4. Intention to Create Legal Relations
For an agreement to be legally binding, both parties must intend to create legal obligations. This means that both parties must understand that the contract will be enforceable by law if either party fails to meet the terms.

5. Capacity
Both parties must have the legal capacity to enter into a contract. This generally means that both individuals are of sound mind, of legal age (usually 18 or older), and are not under duress or undue influence when making the agreement. For example, contracts entered into by minors or individuals who are mentally incapacitated may be void or voidable.

6. Legality of Purpose
The contract must have a lawful purpose. If the agreement involves illegal activities (such as drug trafficking or fraud), the contract is void and unenforceable. The law cannot uphold agreements that are against public policy or criminal in nature.

Common Types of Contracts
Contracts come in many forms, each suited to different purposes and industries. Here are some of the most common types of contracts:

1. Written Contracts
A written contract outlines the terms of an agreement in a formal document. It is typically used for more complex or high-value transactions, such as real estate deals, employment agreements, or business partnerships. Written contracts are easier to enforce and provide clear evidence of the terms agreed upon by both parties.

2. Verbal Contracts
A verbal contract is an agreement made through spoken words rather than written documentation. While verbal contracts can be legally binding, they are harder to prove in court due to the lack of physical evidence. It’s always better to put important agreements in writing to avoid misunderstandings.

3. Implied Contracts
An implied contract is formed through the actions or conduct of the parties involved, rather than through direct verbal or written communication. For example, if you visit a restaurant and order food, it’s implied that you agree to pay for the meal once it is served. While these contracts are based on the understanding that both parties will honor the agreement, they can still be enforceable by law.

4. Bilateral vs. Unilateral Contracts
Bilateral contracts involve two parties, each promising to do something for the other. For example, if you agree to pay someone $500 for their services, the contract is bilateral because both parties have made promises (you’ll pay, and they’ll provide the services).
Unilateral contracts involve one party making a promise in exchange for an action by the other party. For example, offering a reward for finding a lost pet is a unilateral contract. The person offering the reward is not bound by any obligation until someone fulfills the action (finding the pet).
Breach of Contract: What Happens When One Party Doesn’t Deliver?
In some cases, one party may fail to meet their obligations under the contract. This is known as a breach of contract, and the consequences can vary depending on the nature of the breach and the terms outlined in the agreement. A breach of contract may result in:

Damages: Financial compensation to the other party for losses incurred due to the breach.
Specific Performance: A court order requiring the breaching party to fulfill their obligations under the contract.
Rescission: The cancellation of the contract, with both parties being released from further obligations.
The exact remedy depends on the terms of the contract and the nature of the breach.

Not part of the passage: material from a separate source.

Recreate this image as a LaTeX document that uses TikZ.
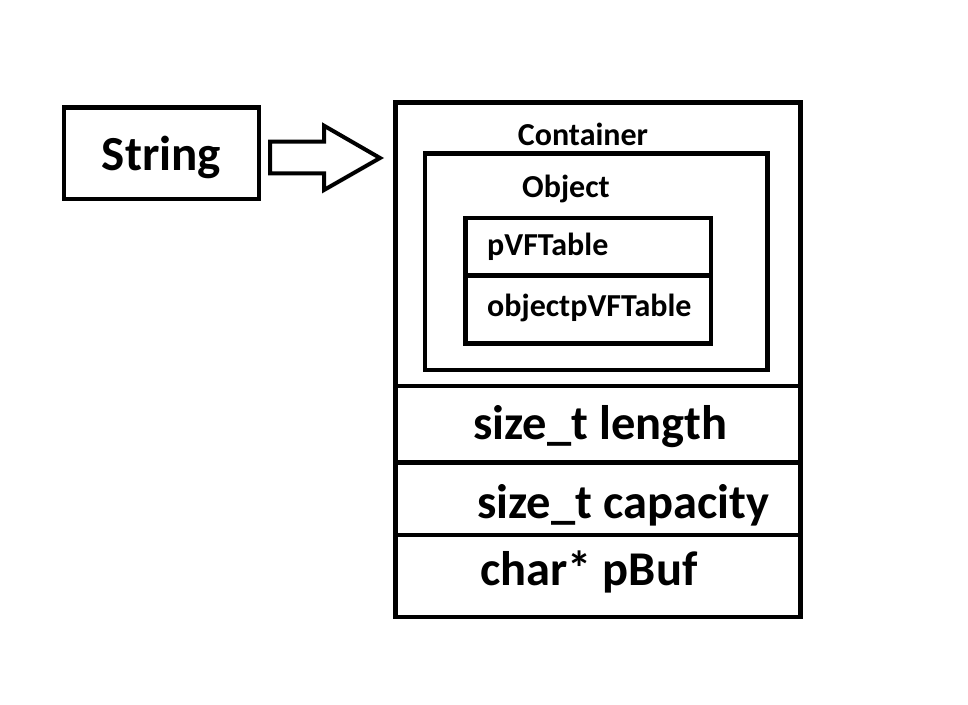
\documentclass[tikz,border=0pt]{standalone}
\usepackage{fontspec}
\setmainfont{Carlito}
\usetikzlibrary{positioning}
\tikzset{
    frame/.style={draw,line width=4.5pt,inner sep=0pt,outer sep=0pt},
    bigtext/.style={inner sep=0pt,font=\bfseries\fontsize{48.5}{52}\selectfont},
    smalltext/.style={inner sep=0pt,font=\bfseries\fontsize{32}{35}\selectfont},
}
\begin{document}
\begin{tikzpicture}[x=1pt,y=-1pt]
    \useasboundingbox (0,0) rectangle (968,704);
    %% String
    \node[frame,minimum width=195pt,minimum height=91.5pt,text height=43pt,font=\bfseries\fontsize{49}{53}\selectfont] (string) at (161.5,153.3) {String};
    %% arrow
    \draw[line width=4pt,line join=miter] (270,141.7) -- (324,141.7) -- (324,125.7) -- (380,158)
        -- (324,190) -- (324,173.3) -- (270,173.3) -- cycle;
    %% Container
    \node[frame,minimum width=404.8pt,minimum height=283.3pt] (base) at (598,244.15) {};
    \node[frame,minimum width=404.8pt,minimum height=76.7pt,below=0pt of base] (length) {};
    \node[frame,minimum width=404.8pt,minimum height=72.5pt,below=0pt of length] (capacity) {};
    \node[frame,minimum width=404.8pt,minimum height=82pt,below=0pt of capacity] (pbuf) {};
    \node[smalltext] (containername) at (583,134) {Container};
    %% Object
    \node[frame,minimum width=342.5pt,minimum height=216.5pt] (object) at (596.25,261.75) {};
    \node[smalltext] (objectname) at (566,189) {Object};
    \node[frame,minimum width=245.5pt,minimum height=57.5pt] (pvf) at (588.25,246.75) {};
    \node[frame,minimum width=245.5pt,minimum height=68pt,below=0pt of pvf] (objpvf) {};
    %% fields
    \node[smalltext,anchor=west] (pvftext) at (487,247) {pVFTable};
    \node[smalltext,anchor=west] (objpvftext) at (487,308) {objectpVFTable};
    \node[bigtext,anchor=west] (lengthtext) at (473,427) {size\_t length};
    \node[bigtext,anchor=west] (capacitytext) at (477,505) {size\_t capacity};
    \node[bigtext,anchor=west] (pbuftext) at (480,572) {char* pBuf};
\end{tikzpicture}
\end{document}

How to Protect Yourself When Entering a Contract
To ensure that you are entering into a contract that protects your interests, consider the following tips:

Read the Terms Carefully: Never sign a contract without thoroughly reading the terms and understanding your obligations.
Seek Legal Advice: If you’re unsure about the legal implications of a contract, consult a lawyer who specializes in contract law.
Negotiate Terms: Don’t be afraid to negotiate the terms of a contract to ensure that it is fair and balanced for both parties.
Keep Documentation: Always keep a copy of the signed contract and any correspondence related to the agreement. This documentation can be useful in case of a dispute.